- **THE EXERCISE**: Word for word, give the material below again, minus any images.

- **RECORDED INFORMATION**:
===

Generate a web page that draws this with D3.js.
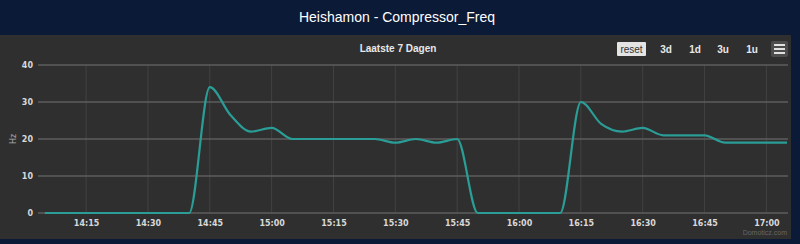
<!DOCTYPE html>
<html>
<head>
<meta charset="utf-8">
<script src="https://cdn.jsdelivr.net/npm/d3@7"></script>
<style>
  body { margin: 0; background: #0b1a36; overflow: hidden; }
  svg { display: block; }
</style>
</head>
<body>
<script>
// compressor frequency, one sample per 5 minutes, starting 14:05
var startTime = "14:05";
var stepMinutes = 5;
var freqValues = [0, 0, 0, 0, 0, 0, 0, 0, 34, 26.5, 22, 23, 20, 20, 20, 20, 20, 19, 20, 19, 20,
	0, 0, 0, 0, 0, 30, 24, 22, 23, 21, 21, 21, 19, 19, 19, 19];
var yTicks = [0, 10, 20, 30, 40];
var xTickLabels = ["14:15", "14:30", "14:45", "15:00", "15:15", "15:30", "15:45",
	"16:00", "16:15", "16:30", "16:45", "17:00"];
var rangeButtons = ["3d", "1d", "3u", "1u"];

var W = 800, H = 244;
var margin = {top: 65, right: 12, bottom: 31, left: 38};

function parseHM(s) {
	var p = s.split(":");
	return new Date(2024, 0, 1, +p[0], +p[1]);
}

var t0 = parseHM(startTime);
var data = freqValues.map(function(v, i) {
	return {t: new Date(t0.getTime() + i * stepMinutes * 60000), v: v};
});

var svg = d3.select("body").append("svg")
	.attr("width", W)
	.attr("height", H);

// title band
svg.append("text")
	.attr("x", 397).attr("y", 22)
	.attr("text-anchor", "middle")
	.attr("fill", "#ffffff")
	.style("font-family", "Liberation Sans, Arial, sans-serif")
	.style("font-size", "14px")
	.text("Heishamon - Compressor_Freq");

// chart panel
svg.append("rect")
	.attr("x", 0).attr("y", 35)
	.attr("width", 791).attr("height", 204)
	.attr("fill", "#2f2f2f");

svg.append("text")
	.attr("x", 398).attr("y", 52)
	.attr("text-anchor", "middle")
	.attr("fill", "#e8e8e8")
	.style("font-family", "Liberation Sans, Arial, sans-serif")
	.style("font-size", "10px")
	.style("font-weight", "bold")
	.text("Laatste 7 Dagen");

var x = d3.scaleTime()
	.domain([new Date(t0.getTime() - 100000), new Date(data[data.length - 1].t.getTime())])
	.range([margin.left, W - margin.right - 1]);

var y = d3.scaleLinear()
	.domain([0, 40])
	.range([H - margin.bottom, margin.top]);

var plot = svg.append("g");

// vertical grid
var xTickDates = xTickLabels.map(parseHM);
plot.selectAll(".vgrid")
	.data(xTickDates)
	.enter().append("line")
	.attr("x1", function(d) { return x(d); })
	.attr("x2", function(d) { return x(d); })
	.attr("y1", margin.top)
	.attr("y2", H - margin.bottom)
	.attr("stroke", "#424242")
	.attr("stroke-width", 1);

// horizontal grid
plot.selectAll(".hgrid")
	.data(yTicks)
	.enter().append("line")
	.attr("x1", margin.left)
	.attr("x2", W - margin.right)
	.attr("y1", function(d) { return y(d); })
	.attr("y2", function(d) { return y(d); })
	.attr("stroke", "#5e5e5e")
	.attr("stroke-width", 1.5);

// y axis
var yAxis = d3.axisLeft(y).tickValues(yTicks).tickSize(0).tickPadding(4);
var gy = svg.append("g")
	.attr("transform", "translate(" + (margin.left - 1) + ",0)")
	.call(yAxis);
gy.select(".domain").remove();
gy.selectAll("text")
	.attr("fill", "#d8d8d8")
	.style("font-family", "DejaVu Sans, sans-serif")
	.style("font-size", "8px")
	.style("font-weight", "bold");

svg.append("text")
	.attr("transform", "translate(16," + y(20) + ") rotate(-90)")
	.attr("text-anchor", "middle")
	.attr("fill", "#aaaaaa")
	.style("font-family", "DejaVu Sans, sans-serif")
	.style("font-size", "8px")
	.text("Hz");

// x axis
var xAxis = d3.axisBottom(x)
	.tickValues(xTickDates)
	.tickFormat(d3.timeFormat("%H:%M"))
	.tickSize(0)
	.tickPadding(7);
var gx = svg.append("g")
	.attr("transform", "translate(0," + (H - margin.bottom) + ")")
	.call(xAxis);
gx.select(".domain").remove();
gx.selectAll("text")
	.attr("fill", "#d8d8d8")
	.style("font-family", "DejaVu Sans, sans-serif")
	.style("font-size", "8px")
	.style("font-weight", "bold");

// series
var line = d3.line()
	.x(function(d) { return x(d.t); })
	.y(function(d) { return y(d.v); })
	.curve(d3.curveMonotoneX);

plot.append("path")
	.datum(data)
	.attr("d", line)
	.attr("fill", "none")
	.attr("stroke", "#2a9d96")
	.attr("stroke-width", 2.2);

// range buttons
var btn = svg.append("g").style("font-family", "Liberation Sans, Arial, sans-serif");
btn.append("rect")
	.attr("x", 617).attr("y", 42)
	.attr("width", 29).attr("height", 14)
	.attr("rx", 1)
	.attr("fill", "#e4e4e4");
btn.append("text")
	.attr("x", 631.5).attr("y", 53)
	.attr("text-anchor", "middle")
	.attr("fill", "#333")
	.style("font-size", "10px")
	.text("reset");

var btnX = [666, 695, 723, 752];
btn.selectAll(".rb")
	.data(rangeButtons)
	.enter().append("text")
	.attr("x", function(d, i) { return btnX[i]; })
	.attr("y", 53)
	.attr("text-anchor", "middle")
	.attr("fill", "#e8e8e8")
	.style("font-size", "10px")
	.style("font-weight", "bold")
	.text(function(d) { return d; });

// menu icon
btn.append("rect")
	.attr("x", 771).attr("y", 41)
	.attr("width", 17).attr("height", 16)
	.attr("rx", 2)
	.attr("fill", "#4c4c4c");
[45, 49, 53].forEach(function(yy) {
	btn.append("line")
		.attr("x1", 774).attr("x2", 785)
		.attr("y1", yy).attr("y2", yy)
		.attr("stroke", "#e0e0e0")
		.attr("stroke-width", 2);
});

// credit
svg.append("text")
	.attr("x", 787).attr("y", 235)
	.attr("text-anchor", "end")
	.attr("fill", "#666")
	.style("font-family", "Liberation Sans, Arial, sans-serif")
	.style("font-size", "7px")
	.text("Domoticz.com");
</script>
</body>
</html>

===

- **TASK SOLUTION**:
Generate a web page that draws this with D3.js.
<!DOCTYPE html>
<html>
<head>
<meta charset="utf-8">
<script src="https://cdn.jsdelivr.net/npm/d3@7"></script>
<style>
  body { margin: 0; background: #0b1a36; overflow: hidden; }
  svg { display: block; }
</style>
</head>
<body>
<script>
// compressor frequency, one sample per 5 minutes, starting 14:05
var startTime = "14:05";
var stepMinutes = 5;
var freqValues = [0, 0, 0, 0, 0, 0, 0, 0, 34, 26.5, 22, 23, 20, 20, 20, 20, 20, 19, 20, 19, 20,
	0, 0, 0, 0, 0, 30, 24, 22, 23, 21, 21, 21, 19, 19, 19, 19];
var yTicks = [0, 10, 20, 30, 40];
var xTickLabels = ["14:15", "14:30", "14:45", "15:00", "15:15", "15:30", "15:45",
	"16:00", "16:15", "16:30", "16:45", "17:00"];
var rangeButtons = ["3d", "1d", "3u", "1u"];

var W = 800, H = 244;
var margin = {top: 65, right: 12, bottom: 31, left: 38};

function parseHM(s) {
	var p = s.split(":");
	return new Date(2024, 0, 1, +p[0], +p[1]);
}

var t0 = parseHM(startTime);
var data = freqValues.map(function(v, i) {
	return {t: new Date(t0.getTime() + i * stepMinutes * 60000), v: v};
});

var svg = d3.select("body").append("svg")
	.attr("width", W)
	.attr("height", H);

// title band
svg.append("text")
	.attr("x", 397).attr("y", 22)
	.attr("text-anchor", "middle")
	.attr("fill", "#ffffff")
	.style("font-family", "Liberation Sans, Arial, sans-serif")
	.style("font-size", "14px")
	.text("Heishamon - Compressor_Freq");

// chart panel
svg.append("rect")
	.attr("x", 0).attr("y", 35)
	.attr("width", 791).attr("height", 204)
	.attr("fill", "#2f2f2f");

svg.append("text")
	.attr("x", 398).attr("y", 52)
	.attr("text-anchor", "middle")
	.attr("fill", "#e8e8e8")
	.style("font-family", "Liberation Sans, Arial, sans-serif")
	.style("font-size", "10px")
	.style("font-weight", "bold")
	.text("Laatste 7 Dagen");

var x = d3.scaleTime()
	.domain([new Date(t0.getTime() - 100000), new Date(data[data.length - 1].t.getTime())])
	.range([margin.left, W - margin.right - 1]);

var y = d3.scaleLinear()
	.domain([0, 40])
	.range([H - margin.bottom, margin.top]);

var plot = svg.append("g");

// vertical grid
var xTickDates = xTickLabels.map(parseHM);
plot.selectAll(".vgrid")
	.data(xTickDates)
	.enter().append("line")
	.attr("x1", function(d) { return x(d); })
	.attr("x2", function(d) { return x(d); })
	.attr("y1", margin.top)
	.attr("y2", H - margin.bottom)
	.attr("stroke", "#424242")
	.attr("stroke-width", 1);

// horizontal grid
plot.selectAll(".hgrid")
	.data(yTicks)
	.enter().append("line")
	.attr("x1", margin.left)
	.attr("x2", W - margin.right)
	.attr("y1", function(d) { return y(d); })
	.attr("y2", function(d) { return y(d); })
	.attr("stroke", "#5e5e5e")
	.attr("stroke-width", 1.5);

// y axis
var yAxis = d3.axisLeft(y).tickValues(yTicks).tickSize(0).tickPadding(4);
var gy = svg.append("g")
	.attr("transform", "translate(" + (margin.left - 1) + ",0)")
	.call(yAxis);
gy.select(".domain").remove();
gy.selectAll("text")
	.attr("fill", "#d8d8d8")
	.style("font-family", "DejaVu Sans, sans-serif")
	.style("font-size", "8px")
	.style("font-weight", "bold");

svg.append("text")
	.attr("transform", "translate(16," + y(20) + ") rotate(-90)")
	.attr("text-anchor", "middle")
	.attr("fill", "#aaaaaa")
	.style("font-family", "DejaVu Sans, sans-serif")
	.style("font-size", "8px")
	.text("Hz");

// x axis
var xAxis = d3.axisBottom(x)
	.tickValues(xTickDates)
	.tickFormat(d3.timeFormat("%H:%M"))
	.tickSize(0)
	.tickPadding(7);
var gx = svg.append("g")
	.attr("transform", "translate(0," + (H - margin.bottom) + ")")
	.call(xAxis);
gx.select(".domain").remove();
gx.selectAll("text")
	.attr("fill", "#d8d8d8")
	.style("font-family", "DejaVu Sans, sans-serif")
	.style("font-size", "8px")
	.style("font-weight", "bold");

// series
var line = d3.line()
	.x(function(d) { return x(d.t); })
	.y(function(d) { return y(d.v); })
	.curve(d3.curveMonotoneX);

plot.append("path")
	.datum(data)
	.attr("d", line)
	.attr("fill", "none")
	.attr("stroke", "#2a9d96")
	.attr("stroke-width", 2.2);

// range buttons
var btn = svg.append("g").style("font-family", "Liberation Sans, Arial, sans-serif");
btn.append("rect")
	.attr("x", 617).attr("y", 42)
	.attr("width", 29).attr("height", 14)
	.attr("rx", 1)
	.attr("fill", "#e4e4e4");
btn.append("text")
	.attr("x", 631.5).attr("y", 53)
	.attr("text-anchor", "middle")
	.attr("fill", "#333")
	.style("font-size", "10px")
	.text("reset");

var btnX = [666, 695, 723, 752];
btn.selectAll(".rb")
	.data(rangeButtons)
	.enter().append("text")
	.attr("x", function(d, i) { return btnX[i]; })
	.attr("y", 53)
	.attr("text-anchor", "middle")
	.attr("fill", "#e8e8e8")
	.style("font-size", "10px")
	.style("font-weight", "bold")
	.text(function(d) { return d; });

// menu icon
btn.append("rect")
	.attr("x", 771).attr("y", 41)
	.attr("width", 17).attr("height", 16)
	.attr("rx", 2)
	.attr("fill", "#4c4c4c");
[45, 49, 53].forEach(function(yy) {
	btn.append("line")
		.attr("x1", 774).attr("x2", 785)
		.attr("y1", yy).attr("y2", yy)
		.attr("stroke", "#e0e0e0")
		.attr("stroke-width", 2);
});

// credit
svg.append("text")
	.attr("x", 787).attr("y", 235)
	.attr("text-anchor", "end")
	.attr("fill", "#666")
	.style("font-family", "Liberation Sans, Arial, sans-serif")
	.style("font-size", "7px")
	.text("Domoticz.com");
</script>
</body>
</html>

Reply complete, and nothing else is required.